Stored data

____________

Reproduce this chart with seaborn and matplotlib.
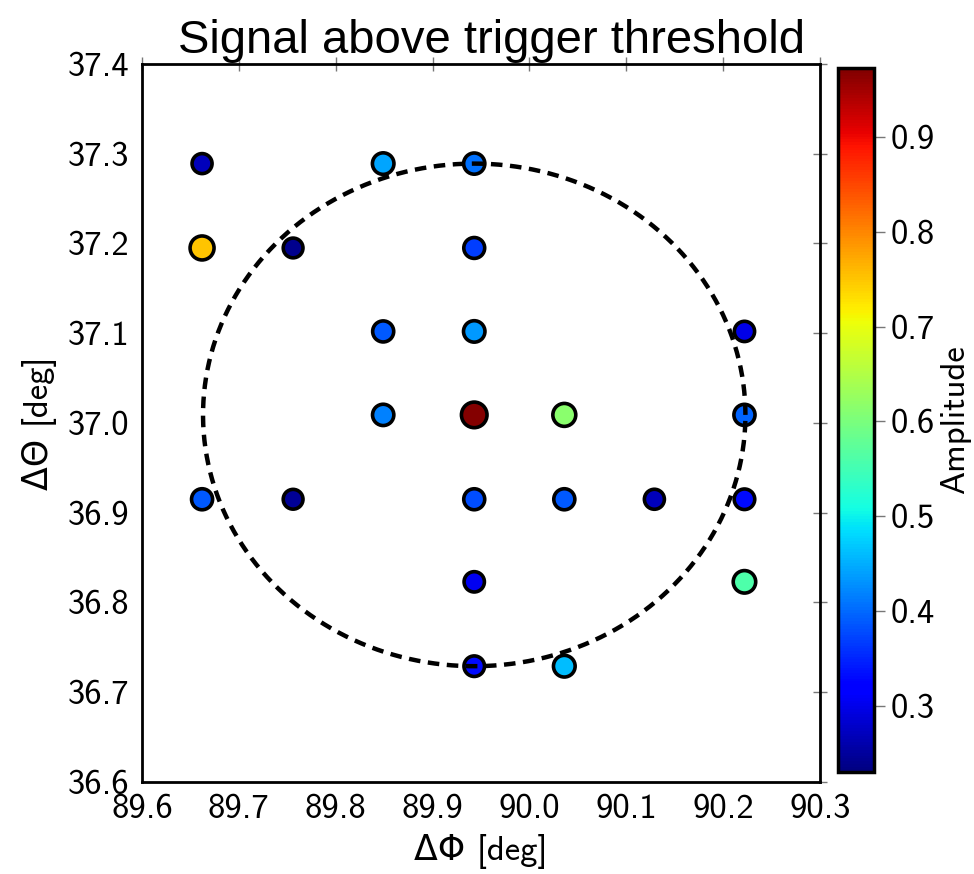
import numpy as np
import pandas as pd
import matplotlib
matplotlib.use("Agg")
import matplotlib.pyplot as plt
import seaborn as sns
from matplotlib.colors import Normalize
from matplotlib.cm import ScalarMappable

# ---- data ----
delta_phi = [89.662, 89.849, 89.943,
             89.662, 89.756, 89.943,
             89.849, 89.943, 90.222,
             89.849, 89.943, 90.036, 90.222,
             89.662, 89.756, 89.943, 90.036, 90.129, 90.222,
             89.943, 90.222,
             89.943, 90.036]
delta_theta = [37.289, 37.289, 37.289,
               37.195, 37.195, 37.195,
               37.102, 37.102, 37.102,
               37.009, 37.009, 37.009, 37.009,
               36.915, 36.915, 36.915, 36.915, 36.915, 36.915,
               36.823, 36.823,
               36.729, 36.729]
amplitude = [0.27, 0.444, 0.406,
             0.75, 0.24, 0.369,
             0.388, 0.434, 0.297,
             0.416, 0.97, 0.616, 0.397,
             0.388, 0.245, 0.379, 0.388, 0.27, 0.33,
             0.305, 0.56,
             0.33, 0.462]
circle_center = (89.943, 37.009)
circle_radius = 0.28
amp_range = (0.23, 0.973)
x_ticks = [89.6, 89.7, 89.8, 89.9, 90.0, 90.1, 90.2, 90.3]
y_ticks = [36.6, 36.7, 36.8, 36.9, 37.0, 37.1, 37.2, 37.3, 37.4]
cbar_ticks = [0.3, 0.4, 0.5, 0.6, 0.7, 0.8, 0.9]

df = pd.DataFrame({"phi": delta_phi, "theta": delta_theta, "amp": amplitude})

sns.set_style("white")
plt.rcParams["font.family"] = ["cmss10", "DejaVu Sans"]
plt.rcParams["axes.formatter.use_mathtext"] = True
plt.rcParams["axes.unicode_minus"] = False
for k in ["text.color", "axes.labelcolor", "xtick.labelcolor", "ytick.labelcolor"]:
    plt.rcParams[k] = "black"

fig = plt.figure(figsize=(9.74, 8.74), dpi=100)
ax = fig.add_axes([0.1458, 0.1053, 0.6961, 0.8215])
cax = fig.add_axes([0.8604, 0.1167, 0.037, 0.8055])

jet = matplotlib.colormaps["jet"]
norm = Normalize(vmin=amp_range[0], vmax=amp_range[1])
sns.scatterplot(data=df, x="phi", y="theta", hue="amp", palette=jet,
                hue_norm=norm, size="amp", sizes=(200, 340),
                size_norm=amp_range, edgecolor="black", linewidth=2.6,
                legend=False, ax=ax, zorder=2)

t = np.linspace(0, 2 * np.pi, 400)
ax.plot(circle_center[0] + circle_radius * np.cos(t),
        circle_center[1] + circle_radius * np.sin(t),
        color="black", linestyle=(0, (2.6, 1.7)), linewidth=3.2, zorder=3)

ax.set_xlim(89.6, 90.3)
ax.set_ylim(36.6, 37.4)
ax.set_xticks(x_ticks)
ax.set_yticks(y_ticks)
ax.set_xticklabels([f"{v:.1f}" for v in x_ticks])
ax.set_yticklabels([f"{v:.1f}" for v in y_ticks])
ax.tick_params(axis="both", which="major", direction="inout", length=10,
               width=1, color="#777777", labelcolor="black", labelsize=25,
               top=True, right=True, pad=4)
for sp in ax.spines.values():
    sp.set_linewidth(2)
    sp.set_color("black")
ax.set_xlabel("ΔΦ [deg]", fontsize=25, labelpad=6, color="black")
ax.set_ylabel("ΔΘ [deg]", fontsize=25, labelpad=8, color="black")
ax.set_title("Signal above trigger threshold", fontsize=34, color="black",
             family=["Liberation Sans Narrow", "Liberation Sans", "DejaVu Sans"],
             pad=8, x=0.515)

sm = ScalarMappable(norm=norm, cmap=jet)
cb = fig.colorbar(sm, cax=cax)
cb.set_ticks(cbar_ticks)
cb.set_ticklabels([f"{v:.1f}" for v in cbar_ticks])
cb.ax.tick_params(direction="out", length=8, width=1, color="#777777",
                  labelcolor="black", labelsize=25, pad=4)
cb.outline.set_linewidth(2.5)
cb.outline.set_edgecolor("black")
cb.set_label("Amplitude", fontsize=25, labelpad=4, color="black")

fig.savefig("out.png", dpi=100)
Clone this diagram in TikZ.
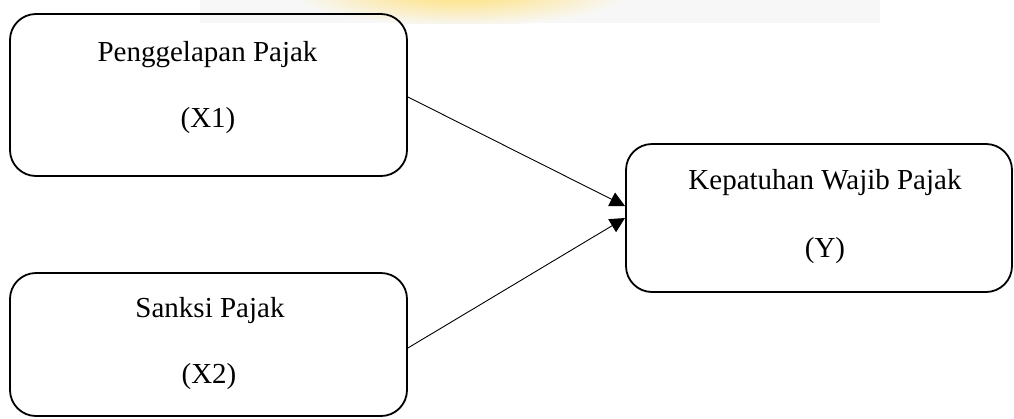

____________

Aim of the task
Search the data above for the string "matplotlib" and return every line that has it.

Finished answer
Reproduce this chart with seaborn and matplotlib.
import matplotlib
matplotlib.use("Agg")
import matplotlib.pyplot as plt
from matplotlib.colors import Normalize
from matplotlib.cm import ScalarMappable
jet = matplotlib.colormaps["jet"]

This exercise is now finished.